>> Start

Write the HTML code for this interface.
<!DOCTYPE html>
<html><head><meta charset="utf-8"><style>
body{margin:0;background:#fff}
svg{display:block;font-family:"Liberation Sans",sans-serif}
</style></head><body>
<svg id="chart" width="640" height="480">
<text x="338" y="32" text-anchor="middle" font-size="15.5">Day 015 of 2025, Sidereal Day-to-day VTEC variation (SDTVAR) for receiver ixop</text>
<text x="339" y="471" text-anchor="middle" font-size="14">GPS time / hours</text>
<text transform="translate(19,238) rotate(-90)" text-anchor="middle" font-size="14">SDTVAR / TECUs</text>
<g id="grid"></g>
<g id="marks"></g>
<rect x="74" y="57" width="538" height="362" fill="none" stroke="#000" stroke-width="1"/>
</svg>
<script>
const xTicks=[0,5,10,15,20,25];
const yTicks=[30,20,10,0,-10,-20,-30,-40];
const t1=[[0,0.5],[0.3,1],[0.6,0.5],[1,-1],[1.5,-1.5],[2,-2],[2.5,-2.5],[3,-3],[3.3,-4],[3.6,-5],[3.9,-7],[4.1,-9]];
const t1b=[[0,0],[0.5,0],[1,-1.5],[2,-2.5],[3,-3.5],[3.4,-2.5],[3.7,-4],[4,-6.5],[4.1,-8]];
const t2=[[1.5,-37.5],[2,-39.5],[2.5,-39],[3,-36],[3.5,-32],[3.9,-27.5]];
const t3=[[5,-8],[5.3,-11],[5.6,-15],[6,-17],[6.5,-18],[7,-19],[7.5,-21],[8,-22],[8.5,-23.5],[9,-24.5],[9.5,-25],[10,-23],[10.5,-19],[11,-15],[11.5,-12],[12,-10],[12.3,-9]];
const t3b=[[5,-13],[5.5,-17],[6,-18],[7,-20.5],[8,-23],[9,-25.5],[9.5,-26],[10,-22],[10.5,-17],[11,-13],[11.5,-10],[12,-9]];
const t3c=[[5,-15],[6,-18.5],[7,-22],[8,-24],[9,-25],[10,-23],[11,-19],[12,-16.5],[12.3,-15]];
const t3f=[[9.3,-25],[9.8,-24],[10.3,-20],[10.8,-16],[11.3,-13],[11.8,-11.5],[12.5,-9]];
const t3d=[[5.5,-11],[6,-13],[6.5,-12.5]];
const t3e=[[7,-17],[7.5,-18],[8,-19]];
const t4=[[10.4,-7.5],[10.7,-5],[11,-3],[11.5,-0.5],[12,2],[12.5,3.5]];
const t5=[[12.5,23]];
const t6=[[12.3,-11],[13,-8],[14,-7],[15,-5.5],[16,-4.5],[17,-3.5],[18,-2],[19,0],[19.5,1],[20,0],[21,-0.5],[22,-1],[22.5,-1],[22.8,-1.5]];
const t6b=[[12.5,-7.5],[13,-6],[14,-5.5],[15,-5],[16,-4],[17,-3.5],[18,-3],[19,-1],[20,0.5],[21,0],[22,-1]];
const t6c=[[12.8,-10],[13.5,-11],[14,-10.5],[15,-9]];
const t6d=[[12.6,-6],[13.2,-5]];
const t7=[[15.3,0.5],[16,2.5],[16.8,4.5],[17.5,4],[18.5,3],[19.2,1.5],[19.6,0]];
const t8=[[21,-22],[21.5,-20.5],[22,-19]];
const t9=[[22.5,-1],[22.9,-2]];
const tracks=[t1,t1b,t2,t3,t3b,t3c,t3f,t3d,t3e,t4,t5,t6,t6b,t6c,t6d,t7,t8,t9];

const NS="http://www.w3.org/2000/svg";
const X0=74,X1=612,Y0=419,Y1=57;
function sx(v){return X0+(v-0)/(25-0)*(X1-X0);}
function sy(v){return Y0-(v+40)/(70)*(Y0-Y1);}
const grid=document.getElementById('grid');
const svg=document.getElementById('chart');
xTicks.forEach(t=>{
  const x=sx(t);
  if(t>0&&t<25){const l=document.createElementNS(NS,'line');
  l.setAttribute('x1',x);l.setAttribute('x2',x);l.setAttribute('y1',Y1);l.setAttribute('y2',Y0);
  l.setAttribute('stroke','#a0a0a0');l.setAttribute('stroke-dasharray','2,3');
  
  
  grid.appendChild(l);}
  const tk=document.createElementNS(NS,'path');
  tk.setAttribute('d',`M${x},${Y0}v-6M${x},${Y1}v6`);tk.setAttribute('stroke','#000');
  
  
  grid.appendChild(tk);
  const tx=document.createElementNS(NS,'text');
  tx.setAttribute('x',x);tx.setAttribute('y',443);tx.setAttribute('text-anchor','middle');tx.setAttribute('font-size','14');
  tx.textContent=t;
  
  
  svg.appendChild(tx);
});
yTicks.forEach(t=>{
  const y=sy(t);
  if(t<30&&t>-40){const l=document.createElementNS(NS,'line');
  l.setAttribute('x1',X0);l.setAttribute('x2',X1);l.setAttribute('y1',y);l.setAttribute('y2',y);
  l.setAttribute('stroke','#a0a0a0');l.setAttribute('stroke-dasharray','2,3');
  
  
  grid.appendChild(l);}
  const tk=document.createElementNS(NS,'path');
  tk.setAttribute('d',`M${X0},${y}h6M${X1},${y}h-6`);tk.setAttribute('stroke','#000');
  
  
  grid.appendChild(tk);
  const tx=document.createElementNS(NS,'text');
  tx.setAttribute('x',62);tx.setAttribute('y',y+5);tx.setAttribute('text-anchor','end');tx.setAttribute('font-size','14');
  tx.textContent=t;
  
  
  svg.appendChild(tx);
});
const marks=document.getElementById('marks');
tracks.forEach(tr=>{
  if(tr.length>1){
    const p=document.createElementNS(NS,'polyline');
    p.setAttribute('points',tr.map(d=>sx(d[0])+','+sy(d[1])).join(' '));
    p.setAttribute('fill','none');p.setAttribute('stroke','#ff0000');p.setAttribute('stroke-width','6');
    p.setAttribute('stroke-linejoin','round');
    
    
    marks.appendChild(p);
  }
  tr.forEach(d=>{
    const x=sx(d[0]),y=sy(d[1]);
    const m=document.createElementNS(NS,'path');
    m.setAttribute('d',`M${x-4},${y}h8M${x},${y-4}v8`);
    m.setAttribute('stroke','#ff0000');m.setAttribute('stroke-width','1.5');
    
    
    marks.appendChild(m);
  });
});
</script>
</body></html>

>> End

- [EXERCISE TASK]: Every line above should be printed again exactly as it stands.

- [THE RESULT]:
Write the HTML code for this interface.
<!DOCTYPE html>
<html><head><meta charset="utf-8"><style>
body{margin:0;background:#fff}
svg{display:block;font-family:"Liberation Sans",sans-serif}
</style></head><body>
<svg id="chart" width="640" height="480">
<text x="338" y="32" text-anchor="middle" font-size="15.5">Day 015 of 2025, Sidereal Day-to-day VTEC variation (SDTVAR) for receiver ixop</text>
<text x="339" y="471" text-anchor="middle" font-size="14">GPS time / hours</text>
<text transform="translate(19,238) rotate(-90)" text-anchor="middle" font-size="14">SDTVAR / TECUs</text>
<g id="grid"></g>
<g id="marks"></g>
<rect x="74" y="57" width="538" height="362" fill="none" stroke="#000" stroke-width="1"/>
</svg>
<script>
const xTicks=[0,5,10,15,20,25];
const yTicks=[30,20,10,0,-10,-20,-30,-40];
const t1=[[0,0.5],[0.3,1],[0.6,0.5],[1,-1],[1.5,-1.5],[2,-2],[2.5,-2.5],[3,-3],[3.3,-4],[3.6,-5],[3.9,-7],[4.1,-9]];
const t1b=[[0,0],[0.5,0],[1,-1.5],[2,-2.5],[3,-3.5],[3.4,-2.5],[3.7,-4],[4,-6.5],[4.1,-8]];
const t2=[[1.5,-37.5],[2,-39.5],[2.5,-39],[3,-36],[3.5,-32],[3.9,-27.5]];
const t3=[[5,-8],[5.3,-11],[5.6,-15],[6,-17],[6.5,-18],[7,-19],[7.5,-21],[8,-22],[8.5,-23.5],[9,-24.5],[9.5,-25],[10,-23],[10.5,-19],[11,-15],[11.5,-12],[12,-10],[12.3,-9]];
const t3b=[[5,-13],[5.5,-17],[6,-18],[7,-20.5],[8,-23],[9,-25.5],[9.5,-26],[10,-22],[10.5,-17],[11,-13],[11.5,-10],[12,-9]];
const t3c=[[5,-15],[6,-18.5],[7,-22],[8,-24],[9,-25],[10,-23],[11,-19],[12,-16.5],[12.3,-15]];
const t3f=[[9.3,-25],[9.8,-24],[10.3,-20],[10.8,-16],[11.3,-13],[11.8,-11.5],[12.5,-9]];
const t3d=[[5.5,-11],[6,-13],[6.5,-12.5]];
const t3e=[[7,-17],[7.5,-18],[8,-19]];
const t4=[[10.4,-7.5],[10.7,-5],[11,-3],[11.5,-0.5],[12,2],[12.5,3.5]];
const t5=[[12.5,23]];
const t6=[[12.3,-11],[13,-8],[14,-7],[15,-5.5],[16,-4.5],[17,-3.5],[18,-2],[19,0],[19.5,1],[20,0],[21,-0.5],[22,-1],[22.5,-1],[22.8,-1.5]];
const t6b=[[12.5,-7.5],[13,-6],[14,-5.5],[15,-5],[16,-4],[17,-3.5],[18,-3],[19,-1],[20,0.5],[21,0],[22,-1]];
const t6c=[[12.8,-10],[13.5,-11],[14,-10.5],[15,-9]];
const t6d=[[12.6,-6],[13.2,-5]];
const t7=[[15.3,0.5],[16,2.5],[16.8,4.5],[17.5,4],[18.5,3],[19.2,1.5],[19.6,0]];
const t8=[[21,-22],[21.5,-20.5],[22,-19]];
const t9=[[22.5,-1],[22.9,-2]];
const tracks=[t1,t1b,t2,t3,t3b,t3c,t3f,t3d,t3e,t4,t5,t6,t6b,t6c,t6d,t7,t8,t9];

const NS="http://www.w3.org/2000/svg";
const X0=74,X1=612,Y0=419,Y1=57;
function sx(v){return X0+(v-0)/(25-0)*(X1-X0);}
function sy(v){return Y0-(v+40)/(70)*(Y0-Y1);}
const grid=document.getElementById('grid');
const svg=document.getElementById('chart');
xTicks.forEach(t=>{
  const x=sx(t);
  if(t>0&&t<25){const l=document.createElementNS(NS,'line');
  l.setAttribute('x1',x);l.setAttribute('x2',x);l.setAttribute('y1',Y1);l.setAttribute('y2',Y0);
  l.setAttribute('stroke','#a0a0a0');l.setAttribute('stroke-dasharray','2,3');
  
  
  grid.appendChild(l);}
  const tk=document.createElementNS(NS,'path');
  tk.setAttribute('d',`M${x},${Y0}v-6M${x},${Y1}v6`);tk.setAttribute('stroke','#000');
  
  
  grid.appendChild(tk);
  const tx=document.createElementNS(NS,'text');
  tx.setAttribute('x',x);tx.setAttribute('y',443);tx.setAttribute('text-anchor','middle');tx.setAttribute('font-size','14');
  tx.textContent=t;
  
  
  svg.appendChild(tx);
});
yTicks.forEach(t=>{
  const y=sy(t);
  if(t<30&&t>-40){const l=document.createElementNS(NS,'line');
  l.setAttribute('x1',X0);l.setAttribute('x2',X1);l.setAttribute('y1',y);l.setAttribute('y2',y);
  l.setAttribute('stroke','#a0a0a0');l.setAttribute('stroke-dasharray','2,3');
  
  
  grid.appendChild(l);}
  const tk=document.createElementNS(NS,'path');
  tk.setAttribute('d',`M${X0},${y}h6M${X1},${y}h-6`);tk.setAttribute('stroke','#000');
  
  
  grid.appendChild(tk);
  const tx=document.createElementNS(NS,'text');
  tx.setAttribute('x',62);tx.setAttribute('y',y+5);tx.setAttribute('text-anchor','end');tx.setAttribute('font-size','14');
  tx.textContent=t;
  
  
  svg.appendChild(tx);
});
const marks=document.getElementById('marks');
tracks.forEach(tr=>{
  if(tr.length>1){
    const p=document.createElementNS(NS,'polyline');
    p.setAttribute('points',tr.map(d=>sx(d[0])+','+sy(d[1])).join(' '));
    p.setAttribute('fill','none');p.setAttribute('stroke','#ff0000');p.setAttribute('stroke-width','6');
    p.setAttribute('stroke-linejoin','round');
    
    
    marks.appendChild(p);
  }
  tr.forEach(d=>{
    const x=sx(d[0]),y=sy(d[1]);
    const m=document.createElementNS(NS,'path');
    m.setAttribute('d',`M${x-4},${y}h8M${x},${y-4}v8`);
    m.setAttribute('stroke','#ff0000');m.setAttribute('stroke-width','1.5');
    
    
    marks.appendChild(m);
  });
});
</script>
</body></html>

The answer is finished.